Op 2 november 1795 werd James K. Polk geboren in Pineville, North Carolina als zoon van Samuel en Jane Polk. De belofte van meer economische mogelijkheden en welvaart trok Samuel Polk en zijn familie naar het westen, en ze vestigden zich al snel even ten zuiden van Nashville, Tennessee. Hij werd een gerespecteerd gemeenschapsleider, rechter, zakenman en prominent slavenhouder. Bij zijn dood in 1827 liet Samuel Polk 8.000 acres land en drieënvijftig slaven na aan zijn vrouw en tien kinderen.
Hoewel hij als kind al zwak was, was Polk ook intelligent en leergierig.
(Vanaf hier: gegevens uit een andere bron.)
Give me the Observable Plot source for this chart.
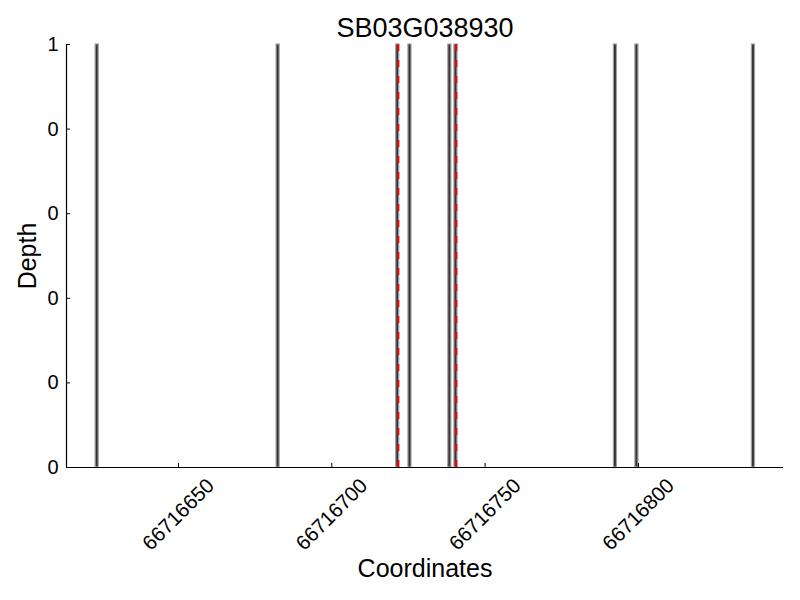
<!DOCTYPE html>
<html>
<head>
<meta charset="utf-8">
<script src="https://cdn.jsdelivr.net/npm/d3@7"></script>
<script src="https://cdn.jsdelivr.net/npm/@observablehq/plot@0.6"></script>
<style>
  html, body { margin: 0; padding: 0; background: #fff; }
  #chart svg { display: block; }
</style>
</head>
<body>
<div id="chart"></div>
<script>
// Data
const title = "SB03G038930";
const positions = [66716623, 66716682, 66716721, 66716725, 66716738, 66716740, 66716792, 66716799, 66716837];
const depths = [1, 1, 1, 1, 1, 1, 1, 1, 1];
const markerLines = [66716721.7, 66716740.6];
const xTicks = [66716650, 66716700, 66716750, 66716800];
const yTicks = [0, 0.2, 0.4, 0.6, 0.8, 1];
const xDomain = [66716613.5, 66716847.3];
const yDomain = [0, 1];

const bars = positions.map((p, i) => ({start: p, end: p + 1, depth: depths[i]}));
const font = "'Liberation Sans', Arial, Helvetica, sans-serif";

const chart = Plot.plot({
  width: 800,
  height: 600,
  marginLeft: 66,
  marginRight: 17,
  marginTop: 44,
  marginBottom: 133,
  style: {fontFamily: font, fontSize: "20px", color: "#000", background: "#fff"},
  x: {domain: xDomain, axis: null},
  y: {domain: yDomain, axis: null},
  marks: [
    Plot.rectY(bars, {x1: "start", x2: "end", y1: 0, y2: "depth", fill: "#333333", stroke: "#a0a0a0", strokeWidth: 1.2}),
    Plot.ruleX(markerLines, {stroke: "#ff0000", strokeWidth: 2, strokeDasharray: "7,9"}),
    Plot.ruleY([yDomain[0]], {stroke: "#000", strokeWidth: 1.2}),
    Plot.ruleX([xDomain[0]], {stroke: "#000", strokeWidth: 1.2}),
    // inward tick marks
    Plot.axisX(xTicks, {anchor: "bottom", label: null, tickSize: -4, tickFormat: () => "", stroke: "#000"}),
    Plot.axisY(yTicks, {anchor: "left", label: null, tickSize: -4, tickFormat: () => "", stroke: "#000"}),
    // tick labels
    Plot.axisX(xTicks, {anchor: "bottom", label: null, tickSize: 0, tickPadding: 47, rotate: -45, textAnchor: "middle", lineAnchor: "middle", tickFormat: d => String(d), fontSize: 20.5, fill: "#000"}),
    Plot.axisY(yTicks, {anchor: "left", label: null, tickSize: 0, tickPadding: 8, tickFormat: d => String(Math.floor(d + 1e-9)), fontSize: 20, fill: "#000"}),
    // title and axis labels
    Plot.text([title], {frameAnchor: "top", dy: -16, text: d => d, fontSize: 27, lineAnchor: "middle", fill: "#000"}),
    Plot.text(["Coordinates"], {frameAnchor: "bottom", dy: 101, text: d => d, fontSize: 25, lineAnchor: "middle", fill: "#000"}),
    Plot.text(["Depth"], {frameAnchor: "left", dx: -39, rotate: -90, text: d => d, fontSize: 25, lineAnchor: "middle", textAnchor: "middle", fill: "#000"})
  ]
});
document.getElementById("chart").appendChild(chart);
</script>
</body>
</html>
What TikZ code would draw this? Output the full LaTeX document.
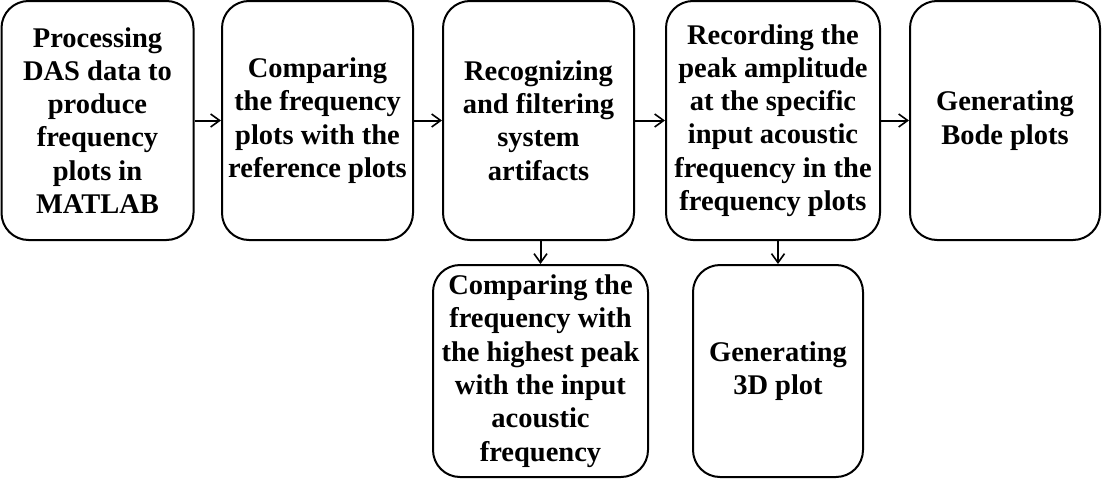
\documentclass[tikz,border=0pt]{standalone}
\usepackage{fontspec}
\setmainfont{Liberation Serif}
\usetikzlibrary{arrows.meta}
\tikzset{
	stepbox/.style={draw, line width=2pt, rounded corners=27pt, align=center,
		inner sep=0pt, minimum height=239pt,
		font=\bfseries\fontsize{28.5}{33.3}\selectfont},
	lowbox/.style={stepbox, minimum height=212pt},
	flow/.style={line width=2pt, -{Straight Barb[length=9pt,width=13pt,line width=1.6pt]}}
}

\begin{document}
\begin{tikzpicture}[x=1pt, y=-1pt]
		\useasboundingbox (0,0) rectangle (1102,479);

		\node[stepbox, minimum width=192pt] (proc) at (97.5,120.5)
			{Processing\\DAS data to\\produce\\frequency\\plots in\\MATLAB};
		\node[stepbox, minimum width=191pt] (comp) at (317.5,120.5)
			{Comparing\\the frequency\\plots with the\\reference plots};
		\node[stepbox, minimum width=191pt] (filt) at (538.5,120.5)
			{Recognizing\\and filtering\\system\\artifacts};
		\node[stepbox, minimum width=214pt] (peak) at (773,120.5)
			{Recording the\\peak amplitude\\at the specific\\input acoustic\\frequency in the\\frequency plots};
		\node[stepbox, minimum width=190pt] (bode) at (1005,120.5)
			{Generating\\Bode plots};

		\node[lowbox, minimum width=215pt] (high) at (540.5,371)
			{Comparing the\\frequency with\\the highest peak\\with the input\\acoustic\\frequency};
		\node[lowbox, minimum width=170pt] (plot) at (778,371)
			{Generating\\3D plot};

		\draw[flow] (proc) -- (comp);
		\draw[flow] (comp) -- (filt);
		\draw[flow] (filt) -- (peak);
		\draw[flow] (peak) -- (bode);

		\draw[flow] (high.north |- filt.south) -- (high.north);
		\draw[flow] (plot.north |- peak.south) -- (plot.north);
	\end{tikzpicture}
\end{document}
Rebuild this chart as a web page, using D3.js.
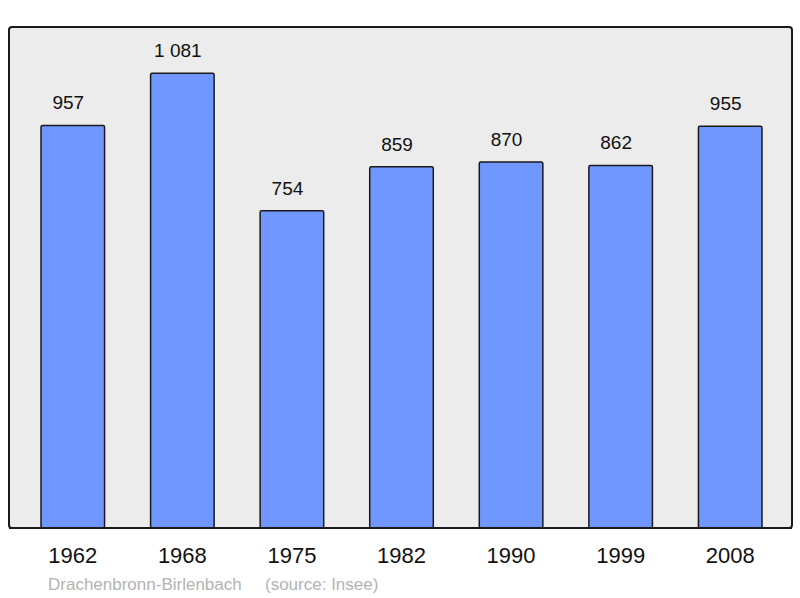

Hij studeerde in 1818 af aan de Universiteit van North Carolina en keerde terug naar Nashville om rechten te studeren. Hij ging al snel de politiek in en werd gekozen tot griffier van de Senaat van de staat Tennessee, waar hij tot 1822 zitting in had. Op 1 januari 1824 trouwde Polk met Sarah Childress, een vrouw uit een van de meest vooraanstaande families van Tennessee. Sarah was zeer goed opgeleid; zij hielp haar man vaak bij het schrijven van toespraken en gaf beleidsadviezen gedurende zijn politieke loopbaan. Het echtpaar had geen kinderen, maar ze brachten wel een neef groot, Marshall Tate Polk.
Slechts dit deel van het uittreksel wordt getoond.